John Ruskin was unfortunate enough to write too many books and live too long. As a person that thought and lived in a highly visual and mind centred world of his own he was bound to be almost incomprehsible to most of those that came after him. I have now read Stones of Venice, Patoretia (his autobiography), Elements of Drawing and a few of his Lectures. From this starting point I’ll try to revive him as a broad thinker of the modern type and a man who achieved far more than was his aim in life, or for that matter in art.
In the context of modern art Ruskin was fortunate to know Turner the great colourist and interpreter of his world. Much of what Ruskin found in art and architecture was related to the past but he also attempted to influence the direction of art into the future. In over 40 years of writing he exposed gradual changes in his opinions and in his understanding of the world around him. Not suprisingly he often wrote of an ideal position in art that was then pursued by artists in quite varied ways, to add to the difficulties of his readers he quite often altered his position on all but the most basic technical levels of observation.
Religion played an important part in much of his writing, in this he often sounds like a religiously oriented modern American. For those of us without a religious bent this preoccupation is quite often confusing if not completely off putting. Even Ruskin’s attitude to religion changed during his life time and this is reflected in his writings, his autobiography perhaps placing his most accurate representation of his move away from religious preoccupation or dominance. For the reader it is not impossible to view Ruskins religious statements as an organised spirituality that promoted the general good and asked his readers to venerate life in a refined uplifting way.
Ruskin was an independently wealthy man as were so many people involved in the arts at the time. His views on some issues are of course quite shocking, such as his questioning the value of education for the less fortunate (a view shared by Dega, Moore etc). In many respects he sought to reject the cancerous nature of the industrial revolution, in particular the reduction of the workers to nothing more than machines producing goods with which their input was the repetition of an action rather than the application of their own thinking. Unfortunately the cynicism of the middle class was to over power his view and by the end of his life he was regarded as a dreamer, despite the obvious degradation of the worker to little more than animals.
We are constantly reminded today that the Impressionists gave us the, at the time, odd idea of colouring shadows in paintings. Ruskin put forward the concept of warmth and colour in shadows long before Monet and co were influential. We have to admit that Goethe put this view long before Ruskin and that German artists used this approach in the 1830s, followed by the Pre-Raphelites (under the influence of Ruskin) in the 1850s. How the Impressionists gained the credit for this is a touch lost on me.

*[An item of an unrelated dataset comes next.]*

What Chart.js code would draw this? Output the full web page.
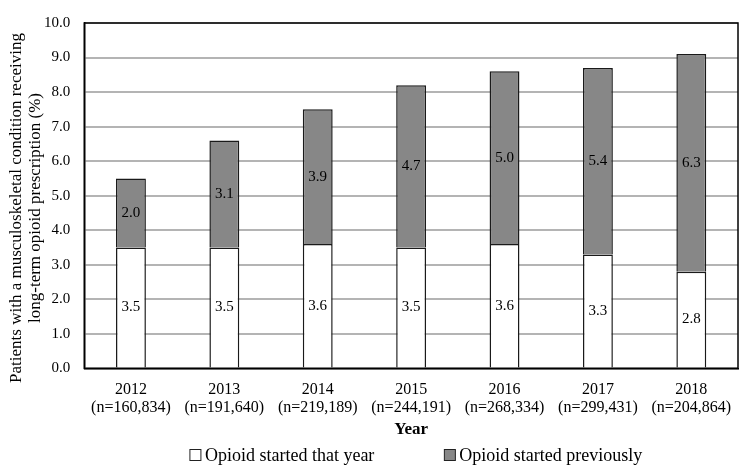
<!DOCTYPE html>
<html>
<head>
<meta charset="utf-8">
<script src="https://cdn.jsdelivr.net/npm/chart.js@4.4.1/dist/chart.umd.min.js"></script>
<style>
  html, body { margin: 0; padding: 0; background: #fff; }
  #wrap { width: 756px; height: 467px; }
</style>
</head>
<body>
<div id="wrap"><canvas id="opioid-chart"></canvas></div>
<script>
const years = ['2012', '2013', '2014', '2015', '2016', '2017', '2018'];
const sampleSizes = ['(n=160,834)', '(n=191,640)', '(n=219,189)', '(n=244,191)', '(n=268,334)', '(n=299,431)', '(n=204,864)'];
const startedThatYear = [3.5, 3.5, 3.6, 3.5, 3.6, 3.3, 2.8];
const startedPreviously = [2.0, 3.1, 3.9, 4.7, 5.0, 5.4, 6.3];
const seriesNames = ['Opioid started that year', 'Opioid started previously'];
const yTitle = ['Patients with a musculoskeletal condition receiving', 'long-term opioid prescription (%)'];

const serif = '"Liberation Serif", "Times New Roman", serif';

// value text in the middle of every bar segment
const barLabels = {
    id: 'barLabels',
    afterDatasetsDraw(chart) {
        const ctx = chart.ctx;
        ctx.save();
        ctx.font = '15px ' + serif;
        ctx.fillStyle = '#000';
        ctx.textAlign = 'center';
        ctx.textBaseline = 'middle';
        chart.data.datasets.forEach((ds, i) => {
            chart.getDatasetMeta(i).data.forEach((bar, j) => {
                const p = bar.getProps(['x', 'y', 'base'], true);
                ctx.fillText(ds.data[j].toFixed(1), p.x, (p.y + p.base) / 2);
            });
        });
        ctx.restore();
    }
};

// black box round the plot area
const plotFrame = {
    id: 'plotFrame',
    afterDraw(chart) {
        const a = chart.chartArea;
        const ctx = chart.ctx;
        ctx.save();
        ctx.strokeStyle = '#000';
        ctx.lineWidth = 1.5;
        ctx.strokeRect(a.left, a.top, a.right - a.left, a.bottom - a.top);
        ctx.restore();
    }
};

// rotated y title, sitting a bit below the middle like the original
const yAxisTitle = {
    id: 'yAxisTitle',
    afterDraw(chart) {
        const ctx = chart.ctx;
        ctx.save();
        ctx.translate(0, 208);
        ctx.rotate(-Math.PI / 2);
        ctx.font = '17px ' + serif;
        ctx.fillStyle = '#000';
        ctx.textAlign = 'center';
        ctx.textBaseline = 'middle';
        ctx.fillText(yTitle[0], 0, 17);
        ctx.fillText(yTitle[1], 0, 36);
        ctx.restore();
    }
};

// legend under the axis title, spread out like the original
const bottomLegend = {
    id: 'bottomLegend',
    afterDraw(chart) {
        const ctx = chart.ctx;
        const y = 455;
        const box = 11;
        const gap = 4;
        const spacing = 70;
        ctx.save();
        ctx.font = '18px ' + serif;
        ctx.textBaseline = 'middle';
        ctx.textAlign = 'left';
        const widths = chart.data.datasets.map(ds => box + gap + ctx.measureText(ds.label).width);
        const total = widths.reduce((s, w) => s + w, 0) + spacing * (widths.length - 1);
        const a = chart.chartArea;
        let x = (a.left + a.right) / 2 + 5 - total / 2;
        chart.data.datasets.forEach((ds, i) => {
            ctx.fillStyle = ds.backgroundColor;
            ctx.fillRect(x, y - box / 2, box, box);
            ctx.strokeStyle = '#222';
            ctx.lineWidth = 1;
            ctx.strokeRect(x, y - box / 2, box, box);
            ctx.fillStyle = '#000';
            ctx.fillText(ds.label, x + box + gap, y + 1);
            x += widths[i] + spacing;
        });
        ctx.restore();
    }
};

new Chart(document.getElementById('opioid-chart'), {
    type: 'bar',
    data: {
        labels: years.map((y, i) => [y, sampleSizes[i]]),
        datasets: [
            {
                label: seriesNames[0],
                data: startedThatYear,
                backgroundColor: '#ffffff',
                borderColor: '#1a1a1a',
                borderWidth: 1.5,
                borderSkipped: 'bottom'
            },
            {
                label: seriesNames[1],
                data: startedPreviously,
                backgroundColor: '#878787',
                borderColor: '#1a1a1a',
                borderWidth: 1.5,
                borderSkipped: 'bottom'
            }
        ]
    },
    options: {
        responsive: true,
        maintainAspectRatio: false,
        animation: false,
        layout: {
            padding: { left: 30, right: 18, top: 12, bottom: 27 }
        },
        datasets: {
            bar: { categoryPercentage: 1.0, barPercentage: 0.32 }
        },
        plugins: {
            legend: { display: false },
            tooltip: { enabled: false }
        },
        scales: {
            x: {
                stacked: true,
                grid: { display: false, drawTicks: false },
                border: { display: true, color: '#000', width: 1.5 },
                ticks: {
                    color: '#000',
                    padding: 13,
                    maxRotation: 0,
                    autoSkip: false,
                    font: { family: serif, size: 16, lineHeight: 1.1 }
                },
                title: {
                    display: true,
                    text: 'Year',
                    color: '#000',
                    padding: { top: -10, bottom: 0 },
                    font: { family: serif, size: 17, weight: 'bold' }
                }
            },
            y: {
                stacked: true,
                min: 0,
                max: 10,
                grid: { color: '#b4b4b4', lineWidth: 2, drawTicks: false },
                border: { display: true, color: '#000', width: 1.5 },
                ticks: {
                    stepSize: 1,
                    color: '#000',
                    padding: 14,
                    font: { family: serif, size: 15 },
                    callback: v => v.toFixed(1)
                }
            }
        }
    },
    plugins: [barLabels, plotFrame, yAxisTitle, bottomLegend]
});
</script>
</body>
</html>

Another of the approaches that the Impressionists are supposed to have given us is to visually reduce scenes they were undertaking to paint to areas of colour to place on the canvas. Ruskin and many before him were fully aware that to bring an image to the canvas this is exactly what the artist had to do. Perhaps this misconception was understandable in France where the five step academic method was an accepted standard approach that limited the use of this principle. The only point on which Ruskin can be seen to differ in this direct colour approach is that he did not abandon the concept of blending to achieve an effect, as did the colour emphasising impressionists.
I’ll return to this occassional series later in the year.